By Jim Garamone
American Forces Press Service
May 31, 2007 – While all eyes are focused on the surge of U.S. troops into Baghdad, a top military commander stressed today that military force alone cannot solve the problems of the country. "While security is important and creating stability for the Iraqi people remains paramount, success cannot be achieved without those diplomatic, political and economic endeavors that also make progress," said Army Lt. Gen. Raymond Odierno, commander of Multinational Corps Iraq. "Therefore, it must be a combination of all of those for us to be successful."
Reconciliation is key to peace in the country. The general estimated that roughly 80 percent of the groups now working against the government can be brought into the political process.

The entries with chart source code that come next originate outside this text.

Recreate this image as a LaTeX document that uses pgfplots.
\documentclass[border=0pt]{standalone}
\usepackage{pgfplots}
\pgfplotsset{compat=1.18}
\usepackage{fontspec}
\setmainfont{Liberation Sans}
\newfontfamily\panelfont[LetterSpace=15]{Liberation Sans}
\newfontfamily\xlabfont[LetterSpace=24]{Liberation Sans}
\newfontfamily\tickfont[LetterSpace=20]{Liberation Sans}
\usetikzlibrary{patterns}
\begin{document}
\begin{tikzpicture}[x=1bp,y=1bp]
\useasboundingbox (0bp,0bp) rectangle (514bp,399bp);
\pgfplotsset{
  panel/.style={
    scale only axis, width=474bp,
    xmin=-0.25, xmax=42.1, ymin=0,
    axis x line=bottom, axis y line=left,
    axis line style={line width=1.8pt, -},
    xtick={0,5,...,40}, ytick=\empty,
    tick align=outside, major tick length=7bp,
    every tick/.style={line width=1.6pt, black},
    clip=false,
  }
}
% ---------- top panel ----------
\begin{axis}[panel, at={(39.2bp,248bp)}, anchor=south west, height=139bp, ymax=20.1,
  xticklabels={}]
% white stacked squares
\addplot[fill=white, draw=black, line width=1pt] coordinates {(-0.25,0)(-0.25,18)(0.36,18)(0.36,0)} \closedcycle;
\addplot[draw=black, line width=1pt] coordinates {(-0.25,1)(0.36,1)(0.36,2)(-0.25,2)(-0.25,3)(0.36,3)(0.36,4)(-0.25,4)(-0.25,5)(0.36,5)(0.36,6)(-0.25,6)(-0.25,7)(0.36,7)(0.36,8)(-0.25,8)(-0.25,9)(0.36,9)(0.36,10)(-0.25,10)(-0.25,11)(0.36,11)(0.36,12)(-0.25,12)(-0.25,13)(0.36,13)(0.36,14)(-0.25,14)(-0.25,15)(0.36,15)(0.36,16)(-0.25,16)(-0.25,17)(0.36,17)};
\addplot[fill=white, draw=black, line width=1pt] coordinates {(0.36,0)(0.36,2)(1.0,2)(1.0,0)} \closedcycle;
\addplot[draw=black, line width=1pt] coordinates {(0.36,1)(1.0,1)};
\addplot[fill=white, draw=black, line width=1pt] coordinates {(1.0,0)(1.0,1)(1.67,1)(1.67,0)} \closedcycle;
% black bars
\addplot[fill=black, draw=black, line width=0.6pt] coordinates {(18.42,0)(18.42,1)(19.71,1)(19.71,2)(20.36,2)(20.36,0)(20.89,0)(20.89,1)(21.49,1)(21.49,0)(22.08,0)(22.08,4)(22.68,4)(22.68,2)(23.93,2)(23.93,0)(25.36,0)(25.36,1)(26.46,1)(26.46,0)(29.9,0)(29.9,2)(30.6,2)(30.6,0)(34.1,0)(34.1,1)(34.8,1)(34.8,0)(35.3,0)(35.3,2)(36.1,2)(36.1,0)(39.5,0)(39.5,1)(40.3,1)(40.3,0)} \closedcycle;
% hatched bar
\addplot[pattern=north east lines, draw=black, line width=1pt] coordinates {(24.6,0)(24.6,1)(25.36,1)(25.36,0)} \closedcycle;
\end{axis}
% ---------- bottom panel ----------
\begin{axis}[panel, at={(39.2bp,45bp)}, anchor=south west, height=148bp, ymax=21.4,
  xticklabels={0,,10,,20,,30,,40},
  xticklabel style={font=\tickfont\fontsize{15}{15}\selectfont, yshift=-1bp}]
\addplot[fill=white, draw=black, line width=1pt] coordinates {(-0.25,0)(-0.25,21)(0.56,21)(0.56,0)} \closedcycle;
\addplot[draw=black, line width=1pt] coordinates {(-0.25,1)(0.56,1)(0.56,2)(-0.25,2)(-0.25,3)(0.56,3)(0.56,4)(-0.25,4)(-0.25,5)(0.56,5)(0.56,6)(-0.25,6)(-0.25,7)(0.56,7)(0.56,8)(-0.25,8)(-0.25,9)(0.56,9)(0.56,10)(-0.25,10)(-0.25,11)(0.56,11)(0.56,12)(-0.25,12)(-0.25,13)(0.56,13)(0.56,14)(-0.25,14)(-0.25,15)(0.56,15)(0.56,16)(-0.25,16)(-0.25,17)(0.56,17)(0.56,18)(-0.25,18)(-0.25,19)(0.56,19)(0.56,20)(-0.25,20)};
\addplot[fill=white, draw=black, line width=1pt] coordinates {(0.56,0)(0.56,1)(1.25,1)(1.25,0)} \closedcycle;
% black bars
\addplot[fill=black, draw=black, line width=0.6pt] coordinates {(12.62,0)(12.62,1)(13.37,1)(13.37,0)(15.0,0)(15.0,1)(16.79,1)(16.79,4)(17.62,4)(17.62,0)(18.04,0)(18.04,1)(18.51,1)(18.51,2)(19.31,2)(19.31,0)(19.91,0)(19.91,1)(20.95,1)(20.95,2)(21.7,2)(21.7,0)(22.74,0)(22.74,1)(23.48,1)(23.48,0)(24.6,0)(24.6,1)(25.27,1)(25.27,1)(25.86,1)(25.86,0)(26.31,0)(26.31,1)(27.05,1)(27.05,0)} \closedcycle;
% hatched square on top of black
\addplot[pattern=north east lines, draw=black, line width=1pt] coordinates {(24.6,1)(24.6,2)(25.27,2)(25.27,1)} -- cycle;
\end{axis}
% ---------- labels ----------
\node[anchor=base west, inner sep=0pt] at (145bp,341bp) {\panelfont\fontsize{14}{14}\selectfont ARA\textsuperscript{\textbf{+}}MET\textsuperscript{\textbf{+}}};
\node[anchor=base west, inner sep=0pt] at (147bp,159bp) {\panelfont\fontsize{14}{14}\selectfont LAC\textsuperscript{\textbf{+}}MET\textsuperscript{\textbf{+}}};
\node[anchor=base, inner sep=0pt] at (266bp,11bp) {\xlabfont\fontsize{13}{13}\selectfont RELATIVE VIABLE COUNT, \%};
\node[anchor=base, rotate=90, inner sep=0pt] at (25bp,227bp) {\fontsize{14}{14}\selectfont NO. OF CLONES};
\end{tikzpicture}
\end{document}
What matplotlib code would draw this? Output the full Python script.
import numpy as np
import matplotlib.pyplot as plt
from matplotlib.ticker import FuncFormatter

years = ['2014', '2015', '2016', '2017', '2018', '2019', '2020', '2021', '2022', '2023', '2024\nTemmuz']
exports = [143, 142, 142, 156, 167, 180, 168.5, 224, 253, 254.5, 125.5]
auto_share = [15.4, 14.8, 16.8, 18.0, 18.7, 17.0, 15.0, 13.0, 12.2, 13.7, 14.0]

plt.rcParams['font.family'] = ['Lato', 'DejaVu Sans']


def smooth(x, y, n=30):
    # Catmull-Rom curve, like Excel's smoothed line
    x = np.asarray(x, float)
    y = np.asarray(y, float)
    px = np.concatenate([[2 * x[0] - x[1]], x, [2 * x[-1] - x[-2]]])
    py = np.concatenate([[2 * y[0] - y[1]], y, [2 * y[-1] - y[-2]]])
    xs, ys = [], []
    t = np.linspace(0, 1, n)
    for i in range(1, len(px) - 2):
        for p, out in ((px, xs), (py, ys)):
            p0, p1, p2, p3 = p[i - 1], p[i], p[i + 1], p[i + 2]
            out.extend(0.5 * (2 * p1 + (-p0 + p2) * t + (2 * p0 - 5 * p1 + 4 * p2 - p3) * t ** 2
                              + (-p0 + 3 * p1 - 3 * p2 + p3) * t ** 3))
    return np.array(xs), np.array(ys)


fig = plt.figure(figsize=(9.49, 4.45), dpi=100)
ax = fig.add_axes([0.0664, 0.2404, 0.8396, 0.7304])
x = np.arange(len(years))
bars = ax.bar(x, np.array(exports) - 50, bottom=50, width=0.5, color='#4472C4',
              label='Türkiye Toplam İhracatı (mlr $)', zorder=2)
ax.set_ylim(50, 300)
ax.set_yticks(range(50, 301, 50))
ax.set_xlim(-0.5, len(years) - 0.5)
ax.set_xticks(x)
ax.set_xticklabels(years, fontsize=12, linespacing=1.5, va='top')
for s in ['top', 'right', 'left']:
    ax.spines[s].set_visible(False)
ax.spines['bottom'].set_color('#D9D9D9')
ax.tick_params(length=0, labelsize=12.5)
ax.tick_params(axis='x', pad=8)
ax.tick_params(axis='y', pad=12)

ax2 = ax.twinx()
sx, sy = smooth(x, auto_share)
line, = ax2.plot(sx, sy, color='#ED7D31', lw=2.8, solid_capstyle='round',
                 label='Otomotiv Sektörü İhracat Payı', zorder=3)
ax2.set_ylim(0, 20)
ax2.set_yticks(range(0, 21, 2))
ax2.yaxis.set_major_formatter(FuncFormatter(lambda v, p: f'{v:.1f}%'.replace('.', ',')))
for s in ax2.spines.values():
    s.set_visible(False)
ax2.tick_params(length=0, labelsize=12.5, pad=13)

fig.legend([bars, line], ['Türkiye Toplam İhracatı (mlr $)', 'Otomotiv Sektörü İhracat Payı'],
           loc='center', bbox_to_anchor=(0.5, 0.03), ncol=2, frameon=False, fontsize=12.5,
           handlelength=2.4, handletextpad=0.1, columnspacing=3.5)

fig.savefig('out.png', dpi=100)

"We believe a large majority of groups within Iraq are reconcilable and are now interested in engaging with us, but more importantly, they want to engage and become a part of the government of Iraq," he said during a Pentagon teleconference today.
The success the coalition and the Iraqi government have had in Iraq's Anbar province is encouraging to U.S. officials, Odierno said. Tribal leaders and sheikhs grew weary of al Qaeda violence and threw their lots in with the government and coalition.

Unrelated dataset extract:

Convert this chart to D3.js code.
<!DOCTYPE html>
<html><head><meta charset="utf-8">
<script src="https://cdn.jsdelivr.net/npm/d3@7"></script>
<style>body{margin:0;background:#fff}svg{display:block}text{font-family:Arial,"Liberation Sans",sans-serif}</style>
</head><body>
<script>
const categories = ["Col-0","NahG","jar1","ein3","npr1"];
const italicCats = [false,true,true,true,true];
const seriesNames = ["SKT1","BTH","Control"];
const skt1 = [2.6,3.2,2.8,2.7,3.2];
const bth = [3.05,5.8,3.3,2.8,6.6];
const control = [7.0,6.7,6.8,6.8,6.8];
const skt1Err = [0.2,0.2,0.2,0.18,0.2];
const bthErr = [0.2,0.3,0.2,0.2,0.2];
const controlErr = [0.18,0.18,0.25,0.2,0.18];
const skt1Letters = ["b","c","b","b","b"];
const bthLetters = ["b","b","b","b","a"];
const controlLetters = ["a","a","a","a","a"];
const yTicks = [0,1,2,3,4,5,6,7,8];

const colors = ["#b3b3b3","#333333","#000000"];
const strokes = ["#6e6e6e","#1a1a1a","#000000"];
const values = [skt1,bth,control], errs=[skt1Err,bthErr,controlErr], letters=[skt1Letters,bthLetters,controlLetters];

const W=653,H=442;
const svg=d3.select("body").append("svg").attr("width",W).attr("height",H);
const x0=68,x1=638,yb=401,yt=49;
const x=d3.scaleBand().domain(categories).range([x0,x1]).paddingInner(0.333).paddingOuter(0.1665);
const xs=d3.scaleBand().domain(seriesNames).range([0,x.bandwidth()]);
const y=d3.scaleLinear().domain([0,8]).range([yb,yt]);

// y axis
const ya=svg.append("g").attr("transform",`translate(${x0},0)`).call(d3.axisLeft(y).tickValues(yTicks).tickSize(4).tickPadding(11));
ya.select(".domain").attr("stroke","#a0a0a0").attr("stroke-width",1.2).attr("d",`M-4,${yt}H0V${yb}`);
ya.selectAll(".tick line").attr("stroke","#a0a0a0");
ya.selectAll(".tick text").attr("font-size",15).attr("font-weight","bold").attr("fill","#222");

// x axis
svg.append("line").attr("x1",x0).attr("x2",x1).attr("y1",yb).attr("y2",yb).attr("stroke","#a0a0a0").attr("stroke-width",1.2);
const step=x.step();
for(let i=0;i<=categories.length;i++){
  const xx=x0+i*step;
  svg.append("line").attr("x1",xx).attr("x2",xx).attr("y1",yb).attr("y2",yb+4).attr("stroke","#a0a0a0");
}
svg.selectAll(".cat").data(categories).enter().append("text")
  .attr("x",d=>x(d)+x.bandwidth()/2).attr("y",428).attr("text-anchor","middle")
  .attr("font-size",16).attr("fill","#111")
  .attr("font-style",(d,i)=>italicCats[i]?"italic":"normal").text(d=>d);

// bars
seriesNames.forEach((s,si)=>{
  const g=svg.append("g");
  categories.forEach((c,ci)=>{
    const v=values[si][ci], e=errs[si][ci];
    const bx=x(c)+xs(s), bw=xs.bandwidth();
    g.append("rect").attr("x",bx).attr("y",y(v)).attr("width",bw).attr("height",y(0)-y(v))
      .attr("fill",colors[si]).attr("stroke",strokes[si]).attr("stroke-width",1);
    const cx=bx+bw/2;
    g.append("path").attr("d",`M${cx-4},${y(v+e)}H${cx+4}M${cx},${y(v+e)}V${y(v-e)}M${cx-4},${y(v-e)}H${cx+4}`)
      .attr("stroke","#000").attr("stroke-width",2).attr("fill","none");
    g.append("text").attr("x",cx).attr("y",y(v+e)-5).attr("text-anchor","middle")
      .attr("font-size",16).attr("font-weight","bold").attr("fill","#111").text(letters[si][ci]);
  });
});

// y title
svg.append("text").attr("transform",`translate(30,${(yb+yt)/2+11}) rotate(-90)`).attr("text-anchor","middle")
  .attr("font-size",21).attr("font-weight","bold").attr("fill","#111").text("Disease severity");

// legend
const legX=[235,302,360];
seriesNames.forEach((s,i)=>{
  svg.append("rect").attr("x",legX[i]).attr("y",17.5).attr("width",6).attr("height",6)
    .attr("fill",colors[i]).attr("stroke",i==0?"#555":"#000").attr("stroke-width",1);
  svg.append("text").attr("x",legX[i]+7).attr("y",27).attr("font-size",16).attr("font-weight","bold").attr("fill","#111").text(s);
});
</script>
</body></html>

"We now see opportunities for further engagement across Iraq with other tribes and entities, to include mainstream Sunni and Shiia insurgents," Odierno said.
Coalition commanders at all levels are working with local Iraqi leaders. "We are attempting to create confidence-building measures among these various groups, where they will ultimately reach out to the government of Iraq, who is working hard to establish a reconciliation strategy," he said.

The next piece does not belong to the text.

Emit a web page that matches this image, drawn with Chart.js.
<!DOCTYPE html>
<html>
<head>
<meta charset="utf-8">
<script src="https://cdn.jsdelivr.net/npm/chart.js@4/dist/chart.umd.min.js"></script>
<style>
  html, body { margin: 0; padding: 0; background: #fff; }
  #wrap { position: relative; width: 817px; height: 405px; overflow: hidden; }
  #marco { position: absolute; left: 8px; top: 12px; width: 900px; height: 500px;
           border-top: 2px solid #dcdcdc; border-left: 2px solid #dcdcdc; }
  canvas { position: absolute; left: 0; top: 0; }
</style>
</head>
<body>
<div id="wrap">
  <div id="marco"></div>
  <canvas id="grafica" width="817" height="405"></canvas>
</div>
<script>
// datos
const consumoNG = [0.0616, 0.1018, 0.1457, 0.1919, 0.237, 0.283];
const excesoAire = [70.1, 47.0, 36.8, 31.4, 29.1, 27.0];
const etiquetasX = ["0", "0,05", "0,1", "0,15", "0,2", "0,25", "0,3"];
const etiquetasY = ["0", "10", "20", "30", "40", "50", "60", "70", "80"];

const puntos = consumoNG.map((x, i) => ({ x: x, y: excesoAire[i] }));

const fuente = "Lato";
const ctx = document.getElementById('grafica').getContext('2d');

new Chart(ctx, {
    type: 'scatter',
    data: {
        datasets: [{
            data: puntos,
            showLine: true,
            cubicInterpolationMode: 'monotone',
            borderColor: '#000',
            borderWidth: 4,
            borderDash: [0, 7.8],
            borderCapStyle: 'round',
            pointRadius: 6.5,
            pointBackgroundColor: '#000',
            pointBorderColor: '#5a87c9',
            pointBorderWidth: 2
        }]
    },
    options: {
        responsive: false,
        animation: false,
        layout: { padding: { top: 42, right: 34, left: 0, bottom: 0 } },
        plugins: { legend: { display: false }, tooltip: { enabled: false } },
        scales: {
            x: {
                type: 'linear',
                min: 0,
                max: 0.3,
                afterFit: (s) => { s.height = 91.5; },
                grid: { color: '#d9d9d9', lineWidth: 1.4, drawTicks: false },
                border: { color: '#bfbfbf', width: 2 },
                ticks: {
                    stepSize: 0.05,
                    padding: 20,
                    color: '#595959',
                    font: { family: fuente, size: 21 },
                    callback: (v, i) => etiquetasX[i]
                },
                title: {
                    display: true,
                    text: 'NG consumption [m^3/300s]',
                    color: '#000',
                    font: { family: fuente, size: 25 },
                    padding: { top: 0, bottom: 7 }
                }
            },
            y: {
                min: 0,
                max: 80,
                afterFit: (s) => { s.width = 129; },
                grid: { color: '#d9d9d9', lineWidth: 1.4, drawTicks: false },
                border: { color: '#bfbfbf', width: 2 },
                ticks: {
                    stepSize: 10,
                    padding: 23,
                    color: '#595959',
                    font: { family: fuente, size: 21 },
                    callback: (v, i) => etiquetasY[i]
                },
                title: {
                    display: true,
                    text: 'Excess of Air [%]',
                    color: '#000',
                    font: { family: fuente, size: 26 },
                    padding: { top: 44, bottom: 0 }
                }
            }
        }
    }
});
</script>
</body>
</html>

Some groups will not listen to reason, and those extremists must be killed or captured, Odierno said. Al Qaeda in Iraq is one of those groups. "I believe ... very few of al Qaeda are reconcilable, but there might be a small portion," Odierno said.
The general said the government of Prime Minister Nouri al-Maliki must continue to reach out to insurgent groups of all ethnic backgrounds, including illegal militias and Sunni insurgents.
"They have reached out to the tribes in al Anbar, and they are working with them in order to continue their movement towards the political process," he said. "That's what this reconciliation is about. It's about bringing these groups into the political process so we can deal with their differences in a peaceful way instead of in violent ways."